Pacific Metals has approximately $122,479 of debt due to its single stockholder, and a related party entity. From time to time, the company may also have trade debt and equipment financing outstanding. If Pacific Metals is unable to repay any of its obligations when due, the creditor could put the company into bankruptcy or force renegotiation of the terms of outstanding debt on terms that may be substantially less favorable. In either event, the ability of Pacific metals to pursue its business plan will be impaired and the equity of the company will become worthless.
11
To settle existing debt and any other debt outstanding from time to time, Pacific Metals may seek agreement with the holder to exchange the debt or obligation for shares of capital stock. In that case, there may be dilution experienced by investors in the company. The management cannot predict whether it will be able to use any capital stock in this manner or the amount of capital stock that may have to be issued.
Pacific Metals does not have any identified sources of additional capital, the absence of which may prevent it from continuing its operations.
Pacific Metals does not have any arrangements with any investment banking firms or institutional lenders. Because we will need additional capital in the future, we will have to expend significant effort to raise operating funds. These efforts may not be successful, and they may be disruptive to our executives other responsibilities and our operations. In the absence of necessary capital, Pacific Metals will have to limit or curtail operations.
A majority stockholder has the ability to control our business direction
.
Because our majority stockholder is our parent company and owns 76% of the shares of common stock, it is in a position to control the election of our board of directors and the selection of officers, management and consultants. This stockholder and its related parties have also lent the company a significant amount of working capital. Therefore, investors will be entirely dependent on its judgment in implementing the business plan of Pacific Metals Corp.

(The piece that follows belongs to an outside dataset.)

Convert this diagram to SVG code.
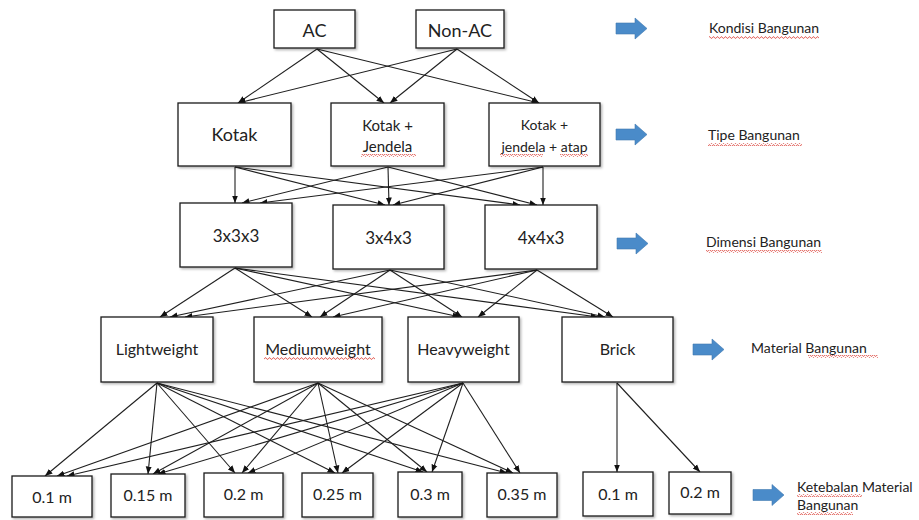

There is not an active trading market for our common stock, and if a market for our common stock does not develop, our investors may be unable to sell their shares.
Our common stock is currently quoted on the Pink Sheets trading system. The Pink Sheets is not a listing service or exchange, but is instead a dealer quotation service for subscribing members. The securities that trade on the Pink Sheets tend to be highly illiquid, and there is a greater chance of market volatility for securities that trade on the Pink Sheets. In addition, the value of our common stock could be affected by many factors such as the following, some of which we may not be able to control or influence:
Actual or anticipated variations in our operating results;
Changes in the market valuations of other companies operating in our industry;
Announcements by us or our competitors of significant acquisitions, strategic partnerships, joint ventures or capital commitments;
Additions or departures of key personnel;
Sales of our common stock or other securities in the open market; and
Conditions or trends in the market in which we operate
In a volatile market, investors may experience wide fluctuations in the market price of our securities. These fluctuations may prevent investors from obtaining a market price equal to the purchase price upon an attempt to sell our securities in the open market. In these situations, investors may be required either to sell our securities at a market price which is lower than the purchase price, or to hold our securities for a longer period of time than planned. An inactive market may also impair our ability to raise capital by selling shares of capital stock and may impair our ability to acquire other companies, assets or technologies by using common stock as consideration.